From this point we have a circular dependency:

p_read -> ktimers/n (to replenish runtime of p_read)
ktimers/n -> p_write (to let ktimers/n acquire the readlock)
p_write -> p_read (to let p_write acquire the writelock)

IIUC reverting
286deb7ec03d ("locking/rwbase: Mitigate indefinite writer starvation")
should unblock this as the ktimers/n thread wouldn't block, but then we're back
to having the indefinite starvation so I wouldn't necessarily call this a win.

Two options I'm seeing:
- Prevent p_read from being preempted when it's doing the wakeups under the
readlock (icky)
- Prevent ktimers / ksoftirqd (*) from running the wakeups that have
ep_poll_callback() as a wait_queue_entry callback. Punting that to e.g. a
kworker /should/ do.

(*) It's not just timerfd, I've also seen it via net::sock_def_readable -
it should be anything that's pollable.

I'm still scratching my head on this, so any suggestions/comments welcome!

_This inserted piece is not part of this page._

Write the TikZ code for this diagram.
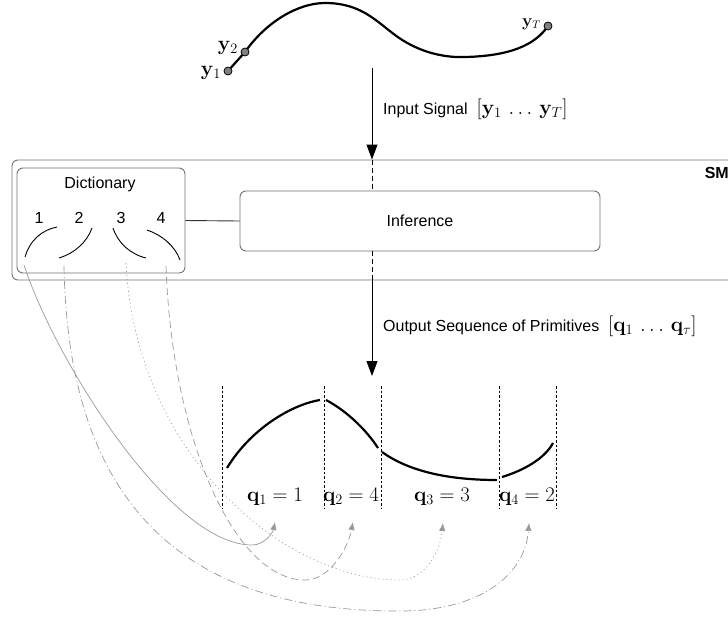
\documentclass[tikz,border=0pt]{standalone}
\usepackage[no-math]{fontspec}
\setmainfont{Liberation Sans}
\usetikzlibrary{arrows.meta}
\begin{document}
\begin{tikzpicture}[x=1pt,y=-1pt,
  txt/.style={font=\fontsize{16}{19}\selectfont, inner sep=0pt},
  mlab/.style={font=\fontsize{19.5}{23}\selectfont, inner sep=0pt},
  gbox/.style={draw=black!55, line width=0.9pt, rounded corners=6pt, fill=white},
  bigarrow/.style={line width=1pt, -{Triangle[width=11pt,length=15pt]}},
  midline/.style={line width=1pt, dash pattern=on 5pt off 3pt},
  seg/.style={line width=2.2pt},
  sep/.style={line width=0.6pt, dash pattern=on 2.5pt off 2pt},
  prim/.style={line width=0.9pt},
  link/.style={draw=black!40, line width=0.7pt, -{Latex[length=8pt,width=6.5pt]}},
  ptc/.style={circle, draw=black, fill=black!50, line width=0.8pt, minimum size=8pt, inner sep=0pt},
]
\useasboundingbox (0,0) rectangle (728,616);
\clip (0,0) rectangle (728,616);

% ---------- top signal ----------
\draw[seg] (228,71) -- (245,52)
  .. controls (266,22) and (298,3) .. (325,3)
  .. controls (360,3) and (375,20) .. (395,35)
  .. controls (415,50) and (440,58) .. (465,57)
  .. controls (510,56) and (535,45) .. (548,26);
\node[ptc] (p1) at (228,71) {};
\node[ptc] (p2) at (245,52) {};
\node[ptc] (pT) at (548,26) {};
\node[mlab, anchor=east] (l1) at (221,73) {$\mathbf{y}_1$};
\node[mlab, anchor=east] (l2) at (238,48) {$\mathbf{y}_2$};
\node[mlab, anchor=east, font=\fontsize{16}{19}\selectfont] (lT) at (541,24) {$\mathbf{y}_T$};

% ---------- SM box ----------
\node[gbox, minimum width=740pt, minimum height=120pt] (sm) at (382,220) {};
\node[txt, anchor=north east, font=\fontsize{16}{19}\selectfont\bfseries] (smlab) at (729,167) {SM};

\node[gbox, minimum width=168pt, minimum height=105pt] (dict) at (101,220.5) {};
\node[txt] (dictlab) at (100,184) {Dictionary};
\node[txt] (n1) at (39,218) {1};
\node[txt] (n2) at (79,218) {2};
\node[txt] (n3) at (121,218) {3};
\node[txt] (n4) at (161,218) {4};
\draw[prim] (25,257) .. controls (30,240) and (42,230) .. (57,227);
\draw[prim] (59,258) .. controls (75,253) and (87,242) .. (92,228);
\draw[prim] (113,228) .. controls (118,243) and (130,254) .. (146,258);
\draw[prim] (147,230) .. controls (162,235) and (175,246) .. (180,260);

\node[gbox, minimum width=360pt, minimum height=60pt] (inf) at (420,221) {};
\node[txt] (inflab) at (420,221) {Inference};
\draw[line width=0.9pt, black!80] (dict.east) -- (inf.west);

% ---------- arrows ----------
\coordinate (inTop) at (372,68);
\coordinate (outTip) at (372,376);
\draw[bigarrow] (inTop) -- (inTop |- sm.north);
\draw[midline] (inTop |- sm.north) -- (inTop |- inf.north);
\draw[midline] (inTop |- inf.south) -- (inTop |- sm.south);
\draw[bigarrow] (inTop |- sm.south) -- (outTip);

\node[txt, anchor=west] (inlab) at (383,109) {Input Signal \ {\fontsize{20}{24}\selectfont$\big[\mathbf{y}_1 \,\ldots\, \mathbf{y}_T\big]$}};
\node[txt, anchor=west] (outlab) at (383,326) {Output Sequence of Primitives \ {\fontsize{20}{24}\selectfont$\big[\mathbf{q}_1 \,\ldots\, \mathbf{q}_\tau\big]$}};

% ---------- output sequence ----------
\foreach \x in {222,324,381,499,556} \draw[sep] (\x,386) -- (\x,508);
\draw[seg] (227,468) .. controls (250,430) and (290,405) .. (320,400);
\draw[seg] (326,400) .. controls (345,410) and (365,428) .. (378,448);
\draw[seg] (382,452) .. controls (410,472) and (450,480) .. (497,480);
\draw[seg] (502,477) .. controls (525,470) and (545,458) .. (553,443);

\node[mlab] (q1) at (275,497) {$\mathbf{q}_1 = 1$};
\node[mlab] (q2) at (351,497) {$\mathbf{q}_2 = 4$};
\node[mlab] (q3) at (442,497) {$\mathbf{q}_3 = 3$};
\node[mlab] (q4) at (527,497) {$\mathbf{q}_4 = 2$};

% ---------- links ----------
\coordinate (s1) at (24,265);
\coordinate (s2) at (64,266);
\coordinate (s3) at (126,263);
\coordinate (s4) at (166,266);
\coordinate (t1) at (275,522);
\coordinate (t2) at (353,522);
\coordinate (t3) at (443,523);
\coordinate (t4) at (529,523);
\draw[link] (s1) .. controls (55,360) and (170,545) .. (252,545) .. controls (265,545) and (273,532) .. (t1);
\draw[link, dash pattern=on 7pt off 4pt] (s4) .. controls (172,440) and (235,580) .. (305,580) .. controls (330,580) and (348,548) .. (t2);
\draw[link, dash pattern=on 1pt off 3pt] (s3) .. controls (135,450) and (280,580) .. (400,580) .. controls (425,580) and (440,552) .. (t3);
\draw[link, dash pattern=on 8pt off 3pt on 1pt off 3pt] (s2) .. controls (68,500) and (180,612) .. (400,611) .. controls (480,611) and (525,575) .. (t4);
\end{tikzpicture}
\end{document}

We are hunting for quite some time sporadic lock-ups or RT systems,
first only in the field (sigh), now finally also in the lab. Those have
a fairly high overlap with what was described here. Our baselines so
far: 6.1-rt, Debian and vanilla. We are currently preparing experiments
with latest mainline.

Do the backtrace from these lockups show tasks (specifically ktimerd)
waiting on a rwsem? Throttle deferral helps if cfs bandwidth throttling
becomes the reason for long delay / circular dependency. Is cfs bandwidth
throttling being used on these systems that run into these lockups?
Otherwise, your issue might be completely different.

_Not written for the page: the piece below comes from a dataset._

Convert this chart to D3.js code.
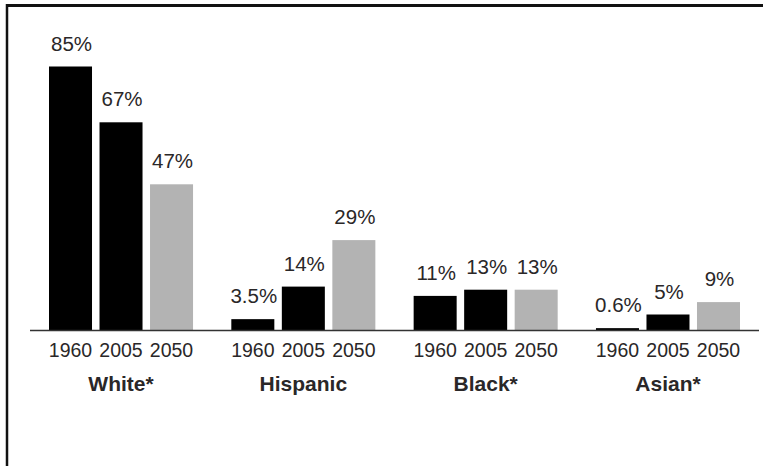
<!DOCTYPE html>
<html lang="en">
<head>
    <meta charset="UTF-8">
    <title>Population share by group</title>
    <style>
        body {
            margin: 0;
            padding: 0;
            background-color: #ffffff;
            overflow: hidden;
        }
        svg text {
            font-family: 'Liberation Sans', Arial, sans-serif;
            fill: #2a2728;
        }
        .value { font-size: 20.5px; }
        .year { font-size: 19.5px; }
        .group { font-size: 21px; font-weight: bold; }
    </style>
</head>
<body>
    <div class="chart"></div>

    <script src="https://d3js.org/d3.v7.min.js"></script>
    <script>
        const width = 763;
        const height = 466;

        const groups = ["White*", "Hispanic", "Black*", "Asian*"];
        const years = ["1960", "2005", "2050"];
        // share of population, % (one row per group, one value per year)
        const white = [85, 67, 47];
        const hispanic = [3.5, 14, 29];
        const black = [11, 13, 13];
        const asian = [0.6, 5, 9];
        const valueLabels = [
            ["85%", "67%", "47%"],
            ["3.5%", "14%", "29%"],
            ["11%", "13%", "13%"],
            ["0.6%", "5%", "9%"]
        ];

        const series = [white, hispanic, black, asian];
        const data = [];
        groups.forEach((g, gi) => {
            years.forEach((yr, yi) => {
                data.push({ group: g, year: yr, value: series[gi][yi], label: valueLabels[gi][yi] });
            });
        });

        const svg = d3.select('.chart')
            .append('svg')
            .attr('width', width)
            .attr('height', height);

        // frame: top and left rules only
        svg.append('line')
            .attr('x1', 6).attr('x2', width)
            .attr('y1', 5.5).attr('y2', 5.5)
            .attr('stroke', '#111').attr('stroke-width', 3);
        svg.append('line')
            .attr('x1', 7).attr('x2', 7)
            .attr('y1', 4).attr('y2', height)
            .attr('stroke', '#111').attr('stroke-width', 2.5);

        const x0 = d3.scaleBand()
            .domain(groups)
            .range([49, 740])
            .paddingInner(0.21)
            .paddingOuter(0);

        const x1 = d3.scaleBand()
            .domain(years)
            .range([0, x0.bandwidth()])
            .paddingInner(0.1485)
            .paddingOuter(0);

        const baseY = 330;
        const y = d3.scaleLinear()
            .domain([0, 100])
            .range([baseY, baseY - 310]);

        const color = d3.scaleOrdinal()
            .domain(years)
            .range(['#000000', '#000000', '#b3b3b3']);

        const bar = svg.selectAll('.bar')
            .data(data)
            .enter().append('g')
            .attr('class', 'bar');

        bar.append('rect')
            .attr('x', d => x0(d.group) + x1(d.year))
            .attr('y', d => y(d.value))
            .attr('width', x1.bandwidth())
            .attr('height', d => baseY - y(d.value))
            .attr('fill', d => color(d.year));

        bar.append('text')
            .attr('class', 'value')
            .attr('text-anchor', 'middle')
            .attr('x', d => x0(d.group) + x1(d.year) + x1.bandwidth() / 2 + 1)
            .attr('y', d => y(d.value) - 16)
            .text(d => d.label);

        bar.append('text')
            .attr('class', 'year')
            .attr('text-anchor', 'middle')
            .attr('x', d => x0(d.group) + x1(d.year) + x1.bandwidth() / 2)
            .attr('y', baseY + 27)
            .text(d => d.year);

        // baseline
        svg.append('line')
            .attr('x1', 30).attr('x2', 759)
            .attr('y1', baseY + 0.5).attr('y2', baseY + 0.5)
            .attr('stroke', '#333').attr('stroke-width', 1.5);

        svg.selectAll('.group')
            .data(groups)
            .enter().append('text')
            .attr('class', 'group')
            .attr('text-anchor', 'middle')
            .attr('x', d => x0(d) + x0.bandwidth() / 2)
            .attr('y', baseY + 61)
            .text(d => d);
    </script>
</body>
</html>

While this thread remained silent afterwards, we have found [1][2][3] as
apparently related. But this means we are still with this RT bug, even
in latest 6.15-rc1?

I'm pretty sure a bunch of locking related stuff has been reworked to
accommodate PREEMPT_RT since v6.1. Many rwsem based locking patterns
have been replaced with alternatives like RCU. Recently introduced
dl_server infrastructure also helps prevent starvation of fair tasks
which can allow progress and prevent lockups. I would recommend
checking if the most recent -rt release can still reproduce your
issue:
https://lore.kernel.org/lkml/20250331095610.ulLtPP2C@xxxxxxxxxxxxx/

Note: Aaron Lu is working on Valentin's approach of deferring cfs
throttling to exit to user mode boundary
https://lore.kernel.org/lkml/20250313072030.1032893-1-ziqianlu@xxxxxxxxxxxxx/

If you still run into the issue of a lockup / long latencies on latest
-rt release and your system is using cfs bandwidth controls, you can
perhaps try running with Valentin's or Aaron's series to check if
throttle deferral helps your scenario.


Jan

[1] https://lore.kernel.org/lkml/20231030145104.4107573-1-vschneid@xxxxxxxxxx/
[2] https://lore.kernel.org/lkml/20240202080920.3337862-1-vschneid@xxxxxxxxxx/
[3] https://lore.kernel.org/lkml/20250220093257.9380-1-kprateek.nayak@xxxxxxx/

I'm mostly testing and reviewing Aaron's series now since per-task
throttling seems to be the way forward based on discussions in the
community.



--
Thanks and Regards,
Prateek